Hundreds of protesters rallied outside the U.S. Embassy in Belgrade. Others broke windows at McDonald's restaurants and at the embassy of Slovenia -- which holds the European Union's rotating presidency. Later in the evening, police kept a group of protesters from approaching the Albanian embassy.
Kosovo had formally remained a part of Serbia even though it has been administered by the U.N. and NATO since 1999, when NATO airstrikes ended former Yugoslav leader Slobodan Milosevic's crackdown on ethnic Albanian separatists.
Ninety percent of Kosovo's 2 million people are ethnic Albanian -- most of them secular Muslims -- and they see no reason to stay joined to the rest of Christian Orthodox Serbia.
The European Union and NATO, mindful of the Balkans' turbulent past, appealed for restraint and warned that the international community would not tolerate violence.
President Bush said the United States "will continue to work with our allies to the very best we can to make sure there's no violence."
"We are heartened by the fact that the Kosovo government has clearly proclaimed its willingness and its desire to support Serbian rights in Kosovo," Bush said while on a visit to Africa. "We also believe it's in Serbia's interest to be aligned with Europe and the Serbian people can know that they have a friend in America."

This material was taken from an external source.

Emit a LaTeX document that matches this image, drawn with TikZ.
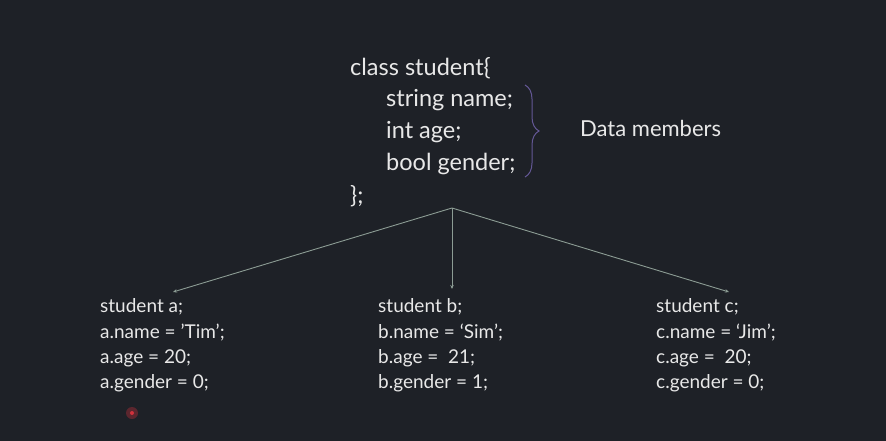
\documentclass[tikz,border=0pt]{standalone}
\usepackage{fontspec}
\setmainfont{Lato}
\usetikzlibrary{arrows.meta,decorations.pathreplacing}
\definecolor{bg}{RGB}{30,33,39}
\definecolor{txt}{RGB}{232,232,232}
\definecolor{lin}{RGB}{140,156,148}
\definecolor{brc}{RGB}{100,88,150}
\definecolor{dot}{RGB}{210,50,60}
\tikzset{
  big/.style={text=txt,font=\fontsize{23.5}{28}\selectfont,anchor=base west,inner sep=0pt},
  label/.style={text=txt,font=\fontsize{22}{26}\selectfont,anchor=base west,inner sep=0pt},
  small/.style={text=txt,font=\fontsize{19}{22}\selectfont,anchor=base west,inner sep=0pt},
  conn/.style={draw=lin,line width=0.9pt,-{Stealth[length=4pt,width=3.5pt]}},
}
\begin{document}
\begin{tikzpicture}[x=1pt,y=-1pt]
\fill[bg] (0,0) rectangle (886,441);
\useasboundingbox (0,0) rectangle (886,441);
% class definition
\node[big] (cls) at (350,76) {class student\{};
\node[big] (m1) at (386,107) {string name;};
\node[big] (m2) at (386,139) {int age;};
\node[big] (m3) at (386,171) {bool gender;};
\node[big] (cl) at (350,203) {\};};
\node[label] (dm) at (580,137) {Data members};
\coordinate (bt) at (525,85);
\coordinate (bb) at (525,177);
\draw[brc,line width=1pt,decorate,decoration={brace,amplitude=14pt,aspect=0.5}] (bt) -- (bb);
% objects
\node[small] (a1) at (100,312) {student a;};
\node[small] (a2) at (100,338) {a.name = ’Tim’;};
\node[small] (a3) at (100,363) {a.age = 20;};
\node[small] (a4) at (100,388) {a.gender = 0;};
\node[small] (b1) at (378,312) {student b;};
\node[small] (b2) at (378,338) {b.name = ‘Sim’;};
\node[small] (b3) at (378,363) {b.age =\ \ 21;};
\node[small] (b4) at (378,388) {b.gender = 1;};
\node[small] (c1) at (656,312) {student c;};
\node[small] (c2) at (656,338) {c.name = ‘Jim’;};
\node[small] (c3) at (656,363) {c.age =\ \ 20;};
\node[small] (c4) at (656,388) {c.gender = 0;};
% connectors
\coordinate (root) at (452,208);
\coordinate (ta) at (173,292);
\coordinate (tb) at (452,289);
\coordinate (tc) at (729,292);
\draw[conn] (root) -- (ta);
\draw[conn] (root) -- (tb);
\draw[conn] (root) -- (tc);
% cursor dot
\fill[dot,opacity=0.35] (132,413) circle (6);
\fill[dot] (132,413) circle (2);
\end{tikzpicture}
\end{document}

Underscoring fears of renewed unrest, an explosion lightly damaged a U.N. building housing a courthouse and a jail in Kosovo's tense north, home to most of its roughly 100,000 minority Serbs. No one was injured.
In the ethnically divided northern city of Kosovska Mitrovica, Serbs vowed never to let Kosovo go.
"The Albanians can celebrate all they want, but this stillborn baby of theirs will never be an independent country as long as we Serbs are here and alive," said Djordje Jovanovic.